Community Fellowship Award for Community of Mudgee

The Community of Mudgee was selected as the 2017 recipient of this award to celebrate the outstanding civic leadership of Mudgee, Gulgong and surrounding communities and to recognise their exceptional contributions in sponsoring initiatives to support the University of Wollongong’s Graduate Medicine students.

These communities worked tirelessly to support initiatives to attract and retain health care professionals to provide the region with continuous access to quality healthcare. This is a vision shared by the University of Wollongong and the Community Fellowship Award honours those that gave their time, energy and resources to strengthen regional communities.

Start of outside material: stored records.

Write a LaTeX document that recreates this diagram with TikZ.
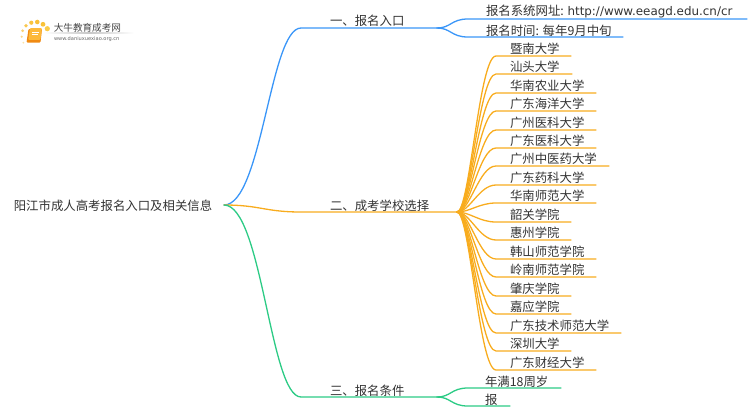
\documentclass[tikz,border=0pt]{standalone}
\usepackage{fontspec}
\setmainfont{Noto Sans CJK SC}
\newfontfamily\latinf{DejaVu Sans}
\definecolor{bl}{HTML}{3A96F8}
\definecolor{og}{HTML}{F8AC1E}
\definecolor{gr}{HTML}{2CCB85}
\definecolor{tx}{HTML}{333333}
\definecolor{bookd}{HTML}{F08A12}
\definecolor{bookl}{HTML}{FDB93A}
\definecolor{brandc}{HTML}{444444}
\definecolor{sitec}{HTML}{666666}
\tikzset{
 every node/.style={inner sep=0pt,outer sep=0pt,text=tx},
 lab/.style={anchor=west,font=\fontsize{12.4pt}{14pt}\selectfont},
 lnk/.style={line width=1.3pt,line cap=round},
}
\begin{document}
\begin{tikzpicture}[x=1pt,y=-1pt]
\useasboundingbox (0,0) rectangle (750,410);
% logo
\foreach \n/\x/\y/\r/\c in {a/23.3/42.7/1.0/FBE3A8,b/21.7/36.7/1.2/FAD888,c/22.7/30.7/1.5/FAD070,d/26/25.7/1.8/F9C850,e/31.3/22.7/2.1/F9C440,f/37.3/22/2.3/F9C038,g/43/24.3/2.4/F9C238,h/47.3/28.7/2.6/FACB48}
 {\definecolor{tmpc}{HTML}{\c}\fill[tmpc] (\x,\y) circle (\r);}
\fill[rounded corners=1pt,bookd] (28.5,29) -- (42,29) -- (40.5,42.5) -- (26.5,42.5) -- cycle;
\fill[rounded corners=.8pt,bookl] (30,28.2) -- (42,28.2) -- (40.3,39.8) -- (28.3,39.8) -- cycle;
\draw[white,line width=.5pt] (32,32) -- (38.5,32) (31.6,34.5) -- (38.2,34.5);
\node[anchor=west,font=\fontsize{9.6pt}{11pt}\selectfont,text=brandc] (brand) at (53.8,27.5) {大牛教育成考网};
\shade[left color=white,right color=white,middle color=black!22] (44,32.8) rectangle (134,33.6);
\node[anchor=west,font=\latinf\fontsize{5.1pt}{6pt}\selectfont,text=sitec] (site) at (54,39) {www.daniuxuexiao.org.cn};
% root
\node[lab] (root) at (13.8,206) {阳江市成人高考报名入口及相关信息};
\coordinate (rf) at (224,205);
% level 1
\coordinate (b1s) at (301,28); \coordinate (b1e) at (437,28);
\coordinate (b2s) at (301,212); \coordinate (b2e) at (457,212);
\coordinate (b3s) at (301,397); \coordinate (b3e) at (437,397);
\node[lab] (n1) at (330,21) {一、报名入口};
\node[lab] (n2) at (330,206) {二、成考学校选择};
\node[lab] (n3) at (330,391) {三、报名条件};
\draw[lnk,bl] (rf) .. controls (262,205) and (270,28) .. (b1s) -- (b1e);
\draw[lnk,og] (rf) .. controls (260,205) and (265,212) .. (b2s) -- (b2e);
\draw[lnk,gr] (rf) .. controls (262,205) and (270,397) .. (b3s) -- (b3e);
% blue leaves
\node[lab] (u1) at (486,12) {报名系统网址: {\latinf\fontsize{11.9pt}{14pt}\selectfont http://www.eeagd.edu.cn/cr}};
\node[lab] (u2) at (486,31) {报名时间: 每年9月中旬};
\coordinate (u1a) at (468,19); \coordinate (u1b) at (747,19);
\coordinate (u2a) at (468,37); \coordinate (u2b) at (623,37);
\draw[lnk,bl] (b1e) .. controls (451,28) and (451,19) .. (u1a) -- (u1b);
\draw[lnk,bl] (b1e) .. controls (451,28) and (451,37) .. (u2a) -- (u2b);
% orange leaves
\foreach \i/\y/\e/\t in {
 1/56/571/暨南大学,2/74/572/汕头大学,3/93/596/华南农业大学,4/111/596/广东海洋大学,
 5/130/596/广州医科大学,6/148/596/广东医科大学,7/166/609/广州中医药大学,8/185/596/广东药科大学,
 9/203/596/华南师范大学,10/222/571/韶关学院,11/240/571/惠州学院,12/259/596/韩山师范学院,
 13/277/596/岭南师范学院,14/296/571/肇庆学院,15/314/571/嘉应学院,16/333/621/广东技术师范大学,
 17/351/571/深圳大学,18/370/596/广东财经大学}{
 \node[lab] (s\i) at (510,\y-7) {\t};
 \coordinate (sa\i) at (496,\y); \coordinate (sb\i) at (\e,\y);
 \draw[lnk,og] (b2e) .. controls (470,212) and (479,\y) .. (sa\i) -- (sb\i);
}
% green leaves
\node[lab] (g1) at (485,381.5) {年满18周岁};
\node[lab] (g2) at (485,400) {报};
\coordinate (g1a) at (468,388); \coordinate (g1b) at (561,388);
\coordinate (g2a) at (468,406); \coordinate (g2b) at (510,406);
\draw[lnk,gr] (b3e) .. controls (451,397) and (451,388) .. (g1a) -- (g1b);
\draw[lnk,gr] (b3e) .. controls (451,397) and (451,406) .. (g2a) -- (g2b);
\end{tikzpicture}
\end{document}
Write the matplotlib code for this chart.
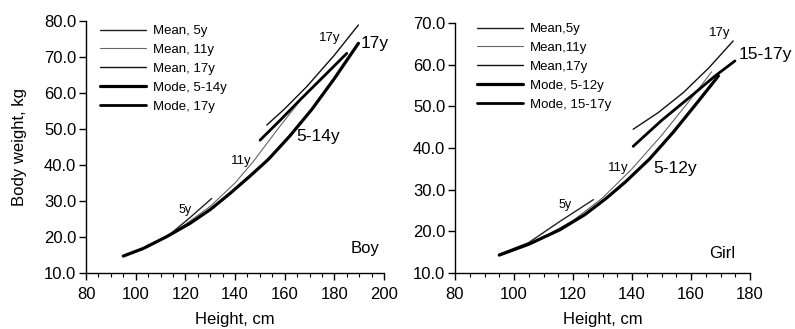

In conferring the award, the University of Wollongong thanks the people of Mudgee, Gulgong and surrounding communities for their dedication, commitment and generosity of spirit in welcoming UOW medicine students into the community and making their placements a positive experience.

Lifeline South Coast

Lifeline South Coast is the inaugural recipient of the Community Fellowship Award. The award acknowledges the life-saving work done by Lifeline South Coast as well as its 20 year long relationship with the University.

“Our relationship is multi-faceted: psychology students volunteer as telephone crisis support counsellors; we assist with research to strengthen Lifeline South Coast’s ability to undertake its suicide prevention activities as well as best professional development activities; and some library staff even help out at the Book Fair.”

Upon receiving the award, Lifeline South Coast Executive Director Grahame Gould said: “It’s not easy work to help a caller find a way forward when considering life or death … at times we become fatigued by the challenge.”

“However, Chancellor, we are nourished by the fact that we are working together to play our part in building a world where there is a sense of hope for everybody.”